Quem entrar numa unidade de terapia intensiva (UTI) neonatal agora poderá se surpreender com um profissional à beira do leito usando óculos de realidade virtual para atender a um recém-nascido. O dispositivo, que permite ao médico checar dados do paciente e seguir o passo a passo de procedimentos guiados em tempo real sem se afastar da criança, é apenas uma das inovações utilizadas por uma startup nacional a fim de intervir de forma rápida e precisa nos pequenos hospitalizados em estado de alto risco. A missão da PBSF, sigla em inglês para Protegendo Cérebros, Salvando Futuros, se revela no nome. Seu objetivo é dar a melhor assistência aos bebês que sofreram algum grau de falta de oxigenação durante ou após o parto — situação que afeta cerca de 20 000 crianças no Brasil anualmente. Para apoiar UTIs de norte a sul — inclusive em outras nações —, a empresa aposta em um sistema de monitoramento remoto dos sinais vitais e cerebrais, com suporte de inteligência artificial (IA).
A asfixia perinatal, quadro provocado por problemas nos momentos próximos ao nascimento, chega a ser fatal em 25% dos casos e costuma deixar sequelas diversas, de paralisia cerebral a cegueira e surdez. Evitá-la ou mitigar seus danos é crítico para que as crianças tenham uma vida mais saudável e plena pela frente. O cuidado central para prevenir os piores desfechos é levar o recém-nascido a uma UTI neonatal e prover o atendimento certo na hora certa. Acontece que, pela falta de infraestrutura adequada e profissionais especializados, o Brasil pena para dar a guarida necessária. É aí que iniciativas como a PBSF fazem a diferença.
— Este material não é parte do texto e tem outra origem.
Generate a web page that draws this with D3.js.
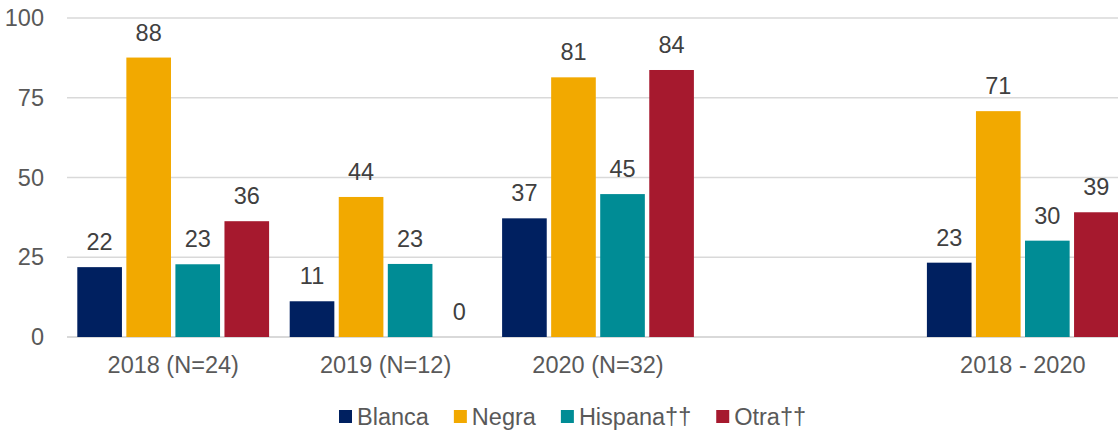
<!DOCTYPE html>
<html>
<head>
<meta charset="utf-8">
<script src="https://cdn.jsdelivr.net/npm/d3@7"></script>
<style>
  body { margin: 0; background: #fff; overflow: hidden; }
  svg { font-family: "Liberation Sans", Arial, sans-serif; }
</style>
</head>
<body>
<div id="chart"></div>
<script>
// categories (the empty one is the gap before the total group)
var categories = ['2018 (N=24)', '2019 (N=12)', '2020 (N=32)', '', '2018 - 2020'];
var seriesNames = ['Blanca', 'Negra', 'Hispana\u2020\u2020', 'Otra\u2020\u2020'];
var seriesColors = ['#002060', '#F2A900', '#008C95', '#A6192E'];

// values per series, one per category (null = no bar)
var blanca = [21.9, 11.2, 37.2, null, 23.3];
var negra = [87.6, 43.9, 81.4, null, 70.8];
var hispana = [22.8, 22.9, 44.8, null, 30.2];
var otra = [36.3, 0, 83.7, null, 39.1];

var yTicks = [0, 25, 50, 75, 100];

var width = 1118, height = 432;
var margin = { top: 18, left: 67 };
var innerW = width - margin.left;      // visible gridline length
var plotW = 1062;                      // category axis runs past the right edge
var innerH = 337 - margin.top;
var fontSize = '23.5px';

var seriesValues = [blanca, negra, hispana, otra];

var svg = d3.select('#chart').append('svg')
  .attr('width', width)
  .attr('height', height);

var g = svg.append('g')
  .attr('transform', 'translate(' + margin.left + ',' + margin.top + ')');

// scales
var x0 = d3.scaleBand()
  .domain(d3.range(categories.length))
  .range([0, plotW]);

var x1 = d3.scaleBand()
  .domain(d3.range(seriesNames.length))
  .range([0, x0.bandwidth()])
  .paddingInner(0.09)
  .paddingOuter(0.21);

var y = d3.scaleLinear().domain([0, 100]).range([innerH, 0]);

// gridlines
g.append('g')
  .selectAll('line')
  .data(yTicks)
  .join('line')
  .attr('x1', 0)
  .attr('x2', innerW)
  .attr('y1', function (d) { return y(d); })
  .attr('y2', function (d) { return y(d); })
  .attr('stroke', '#d9d9d9')
  .attr('stroke-width', function (d) { return d === 0 ? 2 : 1.5; });

// y axis labels
var yAxis = g.append('g')
  .call(d3.axisLeft(y).tickValues(yTicks).tickSize(0).tickPadding(23));
yAxis.select('.domain').remove();
yAxis.selectAll('text')
  .attr('fill', '#595959')
  .style('font-size', fontSize)
  .style('font-family', '"Liberation Sans", Arial, sans-serif');

// x axis labels
var xAxis = g.append('g')
  .attr('transform', 'translate(0,' + innerH + ')')
  .call(d3.axisBottom(x0).tickFormat(function (i) { return categories[i]; }).tickSize(0).tickPadding(19));
xAxis.select('.domain').remove();
xAxis.selectAll('text')
  .attr('fill', '#595959')
  .style('font-size', fontSize)
  .style('font-family', '"Liberation Sans", Arial, sans-serif');

// bars
var bars = [];
categories.forEach(function (c, ci) {
  seriesValues.forEach(function (vals, si) {
    if (vals[ci] !== null) bars.push({ ci: ci, si: si, v: vals[ci] });
  });
});

g.append('g')
  .selectAll('rect')
  .data(bars)
  .join('rect')
  .attr('x', function (d) { return x0(d.ci) + x1(d.si); })
  .attr('y', function (d) { return y(d.v); })
  .attr('width', x1.bandwidth())
  .attr('height', function (d) { return innerH - y(d.v); })
  .attr('fill', function (d) { return seriesColors[d.si]; });

// data labels
g.append('g')
  .selectAll('text')
  .data(bars)
  .join('text')
  .attr('x', function (d) { return x0(d.ci) + x1(d.si) + x1.bandwidth() / 2; })
  .attr('y', function (d) { return y(d.v) - 17; })
  .attr('text-anchor', 'middle')
  .attr('fill', '#404040')
  .style('font-size', fontSize)
  .text(function (d) { return d3.format('.0f')(d.v); });

// legend
var legend = svg.append('g').attr('transform', 'translate(339,0)');
var lx = 0;
seriesNames.forEach(function (name, i) {
  var item = legend.append('g').attr('transform', 'translate(' + lx + ',0)');
  item.append('rect')
    .attr('x', 0)
    .attr('y', 410)
    .attr('width', 13)
    .attr('height', 13)
    .attr('fill', seriesColors[i]);
  var t = item.append('text')
    .attr('x', 18)
    .attr('y', 425)
    .attr('fill', '#595959')
    .style('font-size', fontSize)
    .text(name);
  lx += 18 + t.node().getComputedTextLength() + 25;
});
</script>
</body>
</html>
Trata-se, na verdade, de um movimento que ganha relevo no mundo todo. Um projeto pioneiro da Universidade do Sul da Austrália, por exemplo, aposta na IA e em câmeras ultrassensíveis para acompanhar os bebês — a ideia é inclusive abrir mão um dia dos sensores colados na pele deles. Para o período que antecede o parto, o Hospital Israelita Albert Einstein, em São Paulo, implementou uma tecnologia portuguesa que permite automatizar e verificar em tempo real se o feto está em sofrimento, o que viabiliza condutas preventivas. Filosofia semelhante guia a PBSF, que já tem quase 10 000 crianças assistidas no currículo. Por meio de um centro de vigilância remota conectado a 49 hospitais públicos e privados, ela emite alertas às equipes locais, monitora o estado dos recém-nascidos por meio de parâmetros como fluxo sanguíneo, oxigenação e atividade elétrica do cérebro e instrui os profissionais na linha de frente a intervir. “Tudo isso permite uma análise mais rápida dos casos, o que, consequentemente, melhora a tomada de decisões”, afirma o neonatologista Gabriel Variane, fundador da PBSF. A meta é reduzir ao máximo o risco de lesões neurológicas permanentes.
Na lida diária, os algoritmos de IA entram em cena. O software consegue identificar prematuramente crises convulsivas — uma espécie de curto-circuito nervoso que nem sempre é perceptível em bebês prematuros. Até hologramas são convocados à UTI. Se um médico encontrar dificuldades em determinado procedimento, pode utilizar óculos de realidade virtual mista, que irão projetar, como um tutorial, os protocolos de atendimento à sua frente enquanto, com as mãos livres, ele pode manipular o bebê. O intuito é aumentar a eficiência e homogeneidade das práticas no leito. Além disso, os óculos estão conectados à internet e podem transmitir videochamadas, de modo que um profissional menos experiente consegue tirar dúvidas e receber orientações com um especialista a quilômetros de distância. “As ferramentas que aproximam de forma imersiva os cuidados na saúde permitem ultrapassar barreiras e tornam a assistência mais eficaz”, diz Variane.
Essas operações high-tech podem salvar crianças que sofrem com convulsões, uma situação capaz de impor danos cerebrais irrecuperáveis e nem sempre flagrada pelo olhar humano a tempo. Segundo estudo da PBSF com 296 bebês monitorados que tiveram uma crise neurológica, 72% dos casos não apresentaram sinais captados por uma avaliação clínica tradicional. Com o aparato da startup, porém, foi possível detectar e agir na hora. Os resultados animadores, reconhecidos internacionalmente, ensejam uma ambição ousada, mas auspiciosa: zerar o número de crianças com deficiências evitáveis no planeta.